======== MATERIALS PROVIDED

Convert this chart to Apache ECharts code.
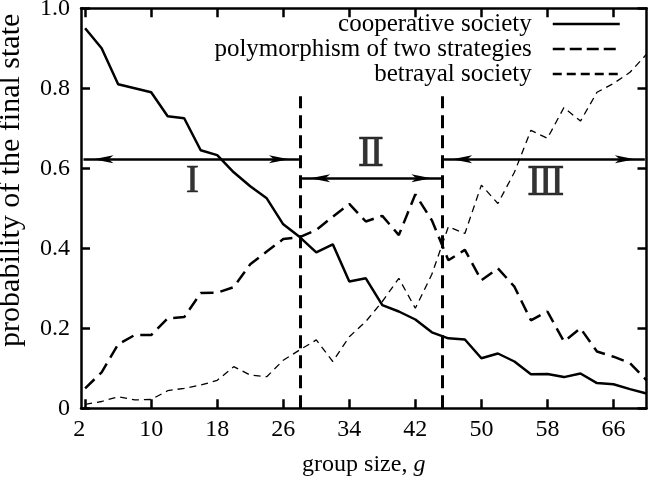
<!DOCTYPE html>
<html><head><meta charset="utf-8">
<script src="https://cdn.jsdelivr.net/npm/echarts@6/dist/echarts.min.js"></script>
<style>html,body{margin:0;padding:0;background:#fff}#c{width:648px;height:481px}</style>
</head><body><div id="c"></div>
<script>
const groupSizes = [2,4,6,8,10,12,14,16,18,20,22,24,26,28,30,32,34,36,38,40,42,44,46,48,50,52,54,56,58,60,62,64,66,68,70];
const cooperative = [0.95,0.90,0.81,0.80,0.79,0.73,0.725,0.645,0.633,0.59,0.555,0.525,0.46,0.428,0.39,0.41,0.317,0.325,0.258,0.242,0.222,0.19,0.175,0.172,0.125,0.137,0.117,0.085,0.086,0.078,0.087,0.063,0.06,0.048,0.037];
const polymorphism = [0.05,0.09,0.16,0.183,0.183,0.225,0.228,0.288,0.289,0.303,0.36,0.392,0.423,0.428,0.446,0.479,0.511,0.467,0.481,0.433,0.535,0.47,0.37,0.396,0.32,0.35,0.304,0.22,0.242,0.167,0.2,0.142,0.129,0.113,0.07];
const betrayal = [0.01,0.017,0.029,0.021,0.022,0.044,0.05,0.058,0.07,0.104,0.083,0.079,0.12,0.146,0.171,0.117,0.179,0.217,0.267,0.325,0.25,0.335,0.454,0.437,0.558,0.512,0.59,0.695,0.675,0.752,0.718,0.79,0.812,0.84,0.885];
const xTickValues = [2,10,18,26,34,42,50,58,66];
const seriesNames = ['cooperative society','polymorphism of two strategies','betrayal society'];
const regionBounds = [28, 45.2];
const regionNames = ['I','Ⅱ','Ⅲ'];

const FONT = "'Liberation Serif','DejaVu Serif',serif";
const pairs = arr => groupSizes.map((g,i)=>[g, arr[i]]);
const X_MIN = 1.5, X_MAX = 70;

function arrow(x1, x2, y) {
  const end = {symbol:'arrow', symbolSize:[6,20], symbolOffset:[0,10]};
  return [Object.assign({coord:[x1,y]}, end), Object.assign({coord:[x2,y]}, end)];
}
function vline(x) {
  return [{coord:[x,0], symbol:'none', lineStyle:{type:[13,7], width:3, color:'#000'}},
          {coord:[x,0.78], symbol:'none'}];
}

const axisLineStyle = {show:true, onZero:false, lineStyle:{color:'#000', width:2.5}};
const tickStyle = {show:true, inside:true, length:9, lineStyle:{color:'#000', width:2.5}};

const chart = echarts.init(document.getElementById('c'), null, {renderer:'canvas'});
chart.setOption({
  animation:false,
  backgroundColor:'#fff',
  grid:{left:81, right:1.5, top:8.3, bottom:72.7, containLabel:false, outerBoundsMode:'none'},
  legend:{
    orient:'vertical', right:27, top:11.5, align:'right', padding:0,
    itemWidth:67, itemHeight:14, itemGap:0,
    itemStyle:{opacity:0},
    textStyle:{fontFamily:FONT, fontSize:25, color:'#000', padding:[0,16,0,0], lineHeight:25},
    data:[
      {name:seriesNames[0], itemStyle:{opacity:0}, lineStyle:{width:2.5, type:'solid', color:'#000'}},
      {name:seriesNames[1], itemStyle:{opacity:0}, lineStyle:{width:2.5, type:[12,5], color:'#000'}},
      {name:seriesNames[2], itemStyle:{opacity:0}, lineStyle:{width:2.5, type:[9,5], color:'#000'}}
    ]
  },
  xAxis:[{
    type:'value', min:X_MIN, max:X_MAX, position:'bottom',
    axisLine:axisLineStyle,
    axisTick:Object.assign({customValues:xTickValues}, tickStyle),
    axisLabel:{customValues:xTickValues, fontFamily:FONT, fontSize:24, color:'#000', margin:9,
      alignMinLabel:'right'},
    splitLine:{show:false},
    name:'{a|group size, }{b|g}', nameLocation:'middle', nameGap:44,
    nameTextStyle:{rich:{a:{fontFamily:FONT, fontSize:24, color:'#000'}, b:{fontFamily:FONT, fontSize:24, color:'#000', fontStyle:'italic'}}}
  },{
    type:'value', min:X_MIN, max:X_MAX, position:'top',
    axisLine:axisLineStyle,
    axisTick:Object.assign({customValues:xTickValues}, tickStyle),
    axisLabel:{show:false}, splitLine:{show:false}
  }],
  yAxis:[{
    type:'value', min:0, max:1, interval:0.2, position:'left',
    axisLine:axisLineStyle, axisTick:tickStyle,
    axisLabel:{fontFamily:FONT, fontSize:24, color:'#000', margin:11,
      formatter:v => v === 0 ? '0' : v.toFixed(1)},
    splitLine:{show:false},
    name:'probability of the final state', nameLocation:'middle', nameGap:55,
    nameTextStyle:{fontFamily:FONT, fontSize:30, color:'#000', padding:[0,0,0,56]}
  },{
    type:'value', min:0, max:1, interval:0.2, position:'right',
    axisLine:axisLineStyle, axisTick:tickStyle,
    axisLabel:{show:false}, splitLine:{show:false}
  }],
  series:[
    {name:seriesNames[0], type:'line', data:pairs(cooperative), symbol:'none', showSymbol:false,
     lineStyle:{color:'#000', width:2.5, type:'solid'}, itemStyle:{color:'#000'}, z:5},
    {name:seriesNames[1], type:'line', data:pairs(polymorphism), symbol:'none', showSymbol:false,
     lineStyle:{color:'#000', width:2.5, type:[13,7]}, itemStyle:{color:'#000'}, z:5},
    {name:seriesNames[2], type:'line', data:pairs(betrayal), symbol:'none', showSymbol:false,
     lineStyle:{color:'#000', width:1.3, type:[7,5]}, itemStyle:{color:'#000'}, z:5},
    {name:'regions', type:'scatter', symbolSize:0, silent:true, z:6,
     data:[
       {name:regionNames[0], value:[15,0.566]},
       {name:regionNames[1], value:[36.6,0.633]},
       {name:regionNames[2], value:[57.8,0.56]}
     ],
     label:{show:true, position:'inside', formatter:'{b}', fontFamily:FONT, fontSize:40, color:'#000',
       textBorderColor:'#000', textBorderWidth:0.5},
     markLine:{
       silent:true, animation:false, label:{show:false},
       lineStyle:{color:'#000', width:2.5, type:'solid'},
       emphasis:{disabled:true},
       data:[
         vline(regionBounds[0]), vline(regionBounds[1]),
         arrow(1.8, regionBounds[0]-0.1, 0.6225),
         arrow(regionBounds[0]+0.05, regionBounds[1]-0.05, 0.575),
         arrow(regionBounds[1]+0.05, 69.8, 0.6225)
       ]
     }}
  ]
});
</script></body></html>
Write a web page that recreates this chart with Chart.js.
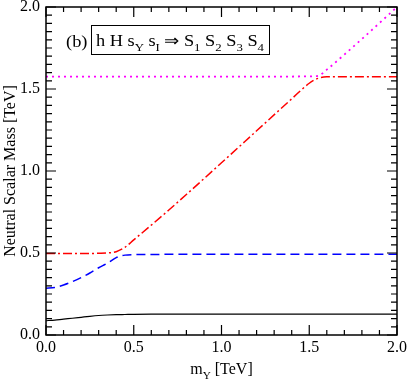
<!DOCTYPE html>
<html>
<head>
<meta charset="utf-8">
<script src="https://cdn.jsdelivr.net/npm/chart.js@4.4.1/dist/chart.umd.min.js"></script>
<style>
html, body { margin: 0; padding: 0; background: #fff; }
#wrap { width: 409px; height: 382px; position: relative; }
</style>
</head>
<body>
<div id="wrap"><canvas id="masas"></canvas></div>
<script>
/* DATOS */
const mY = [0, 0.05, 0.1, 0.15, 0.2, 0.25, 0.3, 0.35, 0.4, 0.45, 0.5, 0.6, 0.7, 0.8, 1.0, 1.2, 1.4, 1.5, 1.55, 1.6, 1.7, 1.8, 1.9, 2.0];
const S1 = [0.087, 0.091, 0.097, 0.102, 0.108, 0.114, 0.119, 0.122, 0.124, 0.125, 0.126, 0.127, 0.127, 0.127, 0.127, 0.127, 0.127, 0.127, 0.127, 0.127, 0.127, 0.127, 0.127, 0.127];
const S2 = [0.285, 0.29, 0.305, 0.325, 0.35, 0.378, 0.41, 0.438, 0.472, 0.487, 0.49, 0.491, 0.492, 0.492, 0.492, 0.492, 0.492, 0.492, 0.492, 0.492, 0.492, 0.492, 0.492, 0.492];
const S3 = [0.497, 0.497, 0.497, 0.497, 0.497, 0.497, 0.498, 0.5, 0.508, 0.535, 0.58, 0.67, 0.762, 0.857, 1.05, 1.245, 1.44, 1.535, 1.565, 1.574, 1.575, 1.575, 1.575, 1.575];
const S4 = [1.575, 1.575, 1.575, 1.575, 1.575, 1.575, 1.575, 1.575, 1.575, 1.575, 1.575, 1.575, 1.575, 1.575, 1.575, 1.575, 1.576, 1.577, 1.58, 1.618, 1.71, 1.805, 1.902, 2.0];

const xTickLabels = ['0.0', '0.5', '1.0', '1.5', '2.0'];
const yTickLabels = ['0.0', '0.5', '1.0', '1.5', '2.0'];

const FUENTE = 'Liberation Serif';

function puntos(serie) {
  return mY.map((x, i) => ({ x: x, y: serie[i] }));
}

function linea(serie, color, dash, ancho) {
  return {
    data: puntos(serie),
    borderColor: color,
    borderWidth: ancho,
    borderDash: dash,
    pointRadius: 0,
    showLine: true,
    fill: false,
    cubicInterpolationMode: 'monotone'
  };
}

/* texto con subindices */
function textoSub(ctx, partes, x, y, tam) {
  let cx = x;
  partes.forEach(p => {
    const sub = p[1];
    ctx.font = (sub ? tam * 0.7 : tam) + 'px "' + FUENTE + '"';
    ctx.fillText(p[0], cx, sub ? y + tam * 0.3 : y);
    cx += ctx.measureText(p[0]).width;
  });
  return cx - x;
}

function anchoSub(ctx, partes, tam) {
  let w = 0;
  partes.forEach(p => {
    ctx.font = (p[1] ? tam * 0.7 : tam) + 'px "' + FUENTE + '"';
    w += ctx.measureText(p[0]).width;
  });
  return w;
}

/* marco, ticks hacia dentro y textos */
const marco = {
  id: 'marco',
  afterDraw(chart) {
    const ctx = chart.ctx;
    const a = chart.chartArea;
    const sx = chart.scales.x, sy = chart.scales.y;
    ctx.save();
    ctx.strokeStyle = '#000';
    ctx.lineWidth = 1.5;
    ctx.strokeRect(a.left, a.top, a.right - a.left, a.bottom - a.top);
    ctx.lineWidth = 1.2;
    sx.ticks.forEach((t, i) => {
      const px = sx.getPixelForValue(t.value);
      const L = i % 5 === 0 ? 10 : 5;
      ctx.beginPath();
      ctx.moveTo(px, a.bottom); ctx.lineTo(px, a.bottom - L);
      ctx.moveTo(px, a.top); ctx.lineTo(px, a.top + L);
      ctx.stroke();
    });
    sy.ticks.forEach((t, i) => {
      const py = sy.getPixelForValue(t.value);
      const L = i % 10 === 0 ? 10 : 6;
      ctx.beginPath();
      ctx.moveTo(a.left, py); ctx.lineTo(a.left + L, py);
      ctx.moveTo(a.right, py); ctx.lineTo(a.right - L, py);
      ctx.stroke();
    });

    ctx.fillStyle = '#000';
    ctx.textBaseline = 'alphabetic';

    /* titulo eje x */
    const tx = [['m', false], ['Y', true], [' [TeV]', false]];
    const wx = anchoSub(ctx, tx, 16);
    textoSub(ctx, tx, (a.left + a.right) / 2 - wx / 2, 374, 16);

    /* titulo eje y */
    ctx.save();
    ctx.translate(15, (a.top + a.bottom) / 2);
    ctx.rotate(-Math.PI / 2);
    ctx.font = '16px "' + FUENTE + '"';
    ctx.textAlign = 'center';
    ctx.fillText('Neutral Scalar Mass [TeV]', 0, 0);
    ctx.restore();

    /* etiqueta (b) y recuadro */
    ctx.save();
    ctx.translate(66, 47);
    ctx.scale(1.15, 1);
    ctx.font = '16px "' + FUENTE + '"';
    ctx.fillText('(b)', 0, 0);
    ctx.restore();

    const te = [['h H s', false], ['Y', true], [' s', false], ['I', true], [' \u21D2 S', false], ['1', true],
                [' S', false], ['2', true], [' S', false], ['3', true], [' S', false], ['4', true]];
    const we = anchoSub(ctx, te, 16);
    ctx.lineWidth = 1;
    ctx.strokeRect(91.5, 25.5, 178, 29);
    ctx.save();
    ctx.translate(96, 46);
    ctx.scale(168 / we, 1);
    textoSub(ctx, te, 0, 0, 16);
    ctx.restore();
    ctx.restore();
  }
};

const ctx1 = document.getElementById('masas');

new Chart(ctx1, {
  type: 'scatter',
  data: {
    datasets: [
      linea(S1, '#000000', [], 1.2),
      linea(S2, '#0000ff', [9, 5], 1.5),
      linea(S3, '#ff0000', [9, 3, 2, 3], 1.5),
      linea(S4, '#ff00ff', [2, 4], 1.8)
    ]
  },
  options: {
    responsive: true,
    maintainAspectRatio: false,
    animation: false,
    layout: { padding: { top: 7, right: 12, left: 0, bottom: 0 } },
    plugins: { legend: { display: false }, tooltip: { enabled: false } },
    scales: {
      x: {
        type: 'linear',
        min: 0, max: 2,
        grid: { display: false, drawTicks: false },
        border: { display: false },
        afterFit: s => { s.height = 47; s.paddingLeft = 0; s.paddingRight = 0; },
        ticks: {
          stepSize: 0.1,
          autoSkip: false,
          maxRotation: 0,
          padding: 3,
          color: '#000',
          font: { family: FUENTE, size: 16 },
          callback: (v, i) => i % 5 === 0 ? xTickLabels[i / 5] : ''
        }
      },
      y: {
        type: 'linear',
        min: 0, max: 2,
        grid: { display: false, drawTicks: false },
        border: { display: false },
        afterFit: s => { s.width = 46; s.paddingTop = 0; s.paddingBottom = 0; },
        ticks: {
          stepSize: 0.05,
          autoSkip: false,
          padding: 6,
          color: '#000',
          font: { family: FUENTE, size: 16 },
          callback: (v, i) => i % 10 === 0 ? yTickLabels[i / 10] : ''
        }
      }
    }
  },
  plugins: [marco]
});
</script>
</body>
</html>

================

*TASK DIRECTIONS*
Quote the data above exactly from the line with "Write a web" to the line with "1.805, 1.902, 2.0];", both ends counted, and nothing else. Pictures don't go in.

*RESULT OF THIS EXERCISE*
Write a web page that recreates this chart with Chart.js.
<!DOCTYPE html>
<html>
<head>
<meta charset="utf-8">
<script src="https://cdn.jsdelivr.net/npm/chart.js@4.4.1/dist/chart.umd.min.js"></script>
<style>
html, body { margin: 0; padding: 0; background: #fff; }
#wrap { width: 409px; height: 382px; position: relative; }
</style>
</head>
<body>
<div id="wrap"><canvas id="masas"></canvas></div>
<script>
/* DATOS */
const mY = [0, 0.05, 0.1, 0.15, 0.2, 0.25, 0.3, 0.35, 0.4, 0.45, 0.5, 0.6, 0.7, 0.8, 1.0, 1.2, 1.4, 1.5, 1.55, 1.6, 1.7, 1.8, 1.9, 2.0];
const S1 = [0.087, 0.091, 0.097, 0.102, 0.108, 0.114, 0.119, 0.122, 0.124, 0.125, 0.126, 0.127, 0.127, 0.127, 0.127, 0.127, 0.127, 0.127, 0.127, 0.127, 0.127, 0.127, 0.127, 0.127];
const S2 = [0.285, 0.29, 0.305, 0.325, 0.35, 0.378, 0.41, 0.438, 0.472, 0.487, 0.49, 0.491, 0.492, 0.492, 0.492, 0.492, 0.492, 0.492, 0.492, 0.492, 0.492, 0.492, 0.492, 0.492];
const S3 = [0.497, 0.497, 0.497, 0.497, 0.497, 0.497, 0.498, 0.5, 0.508, 0.535, 0.58, 0.67, 0.762, 0.857, 1.05, 1.245, 1.44, 1.535, 1.565, 1.574, 1.575, 1.575, 1.575, 1.575];
const S4 = [1.575, 1.575, 1.575, 1.575, 1.575, 1.575, 1.575, 1.575, 1.575, 1.575, 1.575, 1.575, 1.575, 1.575, 1.575, 1.575, 1.576, 1.577, 1.58, 1.618, 1.71, 1.805, 1.902, 2.0];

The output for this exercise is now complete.